HRH The Princess Royal laid a wreath during the service and expressed both her support for the project and her pleasure at seeing a memorial installed outside our Regimental Chapel.

The memorial is a very fitting tribute to those who died at Le Paradis; it will also act as a focus for future Services of Commemoration for both relatives and The Regiment in this County and indeed, the Country. The first of these large Services, proposed for 2022, is now being jointly planned with Norwich Cathedral and the Appeal Charity.

A Regimental Honour Guard was in place throughout the Service.

The Le Paradis Memorial is Dedicated in the Presence of HRH The Princess Royal
The Le Paradis Memorial is Dedicated in the Presence of HRH The Princess Royal

May 1940 - the context of the battle at Le Paradis

It is May 1940. Churchill has just become Prime Minister. The war in France is going badly. Halifax, the Foreign Secretary, wants a negotiated peace with Germany, with Mussolini as the go-between. If the Dunkirk evacuation fails then he will probably get his way, with Churchill replaced by a puppet-leader and Great Britain becoming a vassal state of Nazi Germany.
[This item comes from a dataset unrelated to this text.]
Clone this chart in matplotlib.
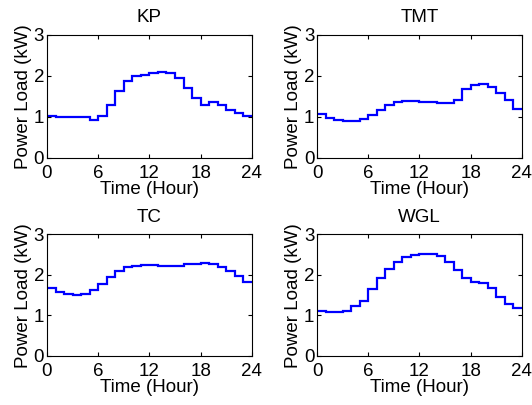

Selected British and French troops are ordered to defend the evacuation. This rear-guard will fight to the last bullet. There is no hope of evacuation for them. This includes the Royal Norfolks in Le Paradis, a village 60 miles south of Dunkirk.

They do their job. They stop the Nazi Waffen SS, fighting them to a standstill. They surrendered only when they run out of ammunition. Their reward? Not a prisoner-of-war camp. No. Unarmed, they are riddled with machine-gun bullets and finished off with bayonets.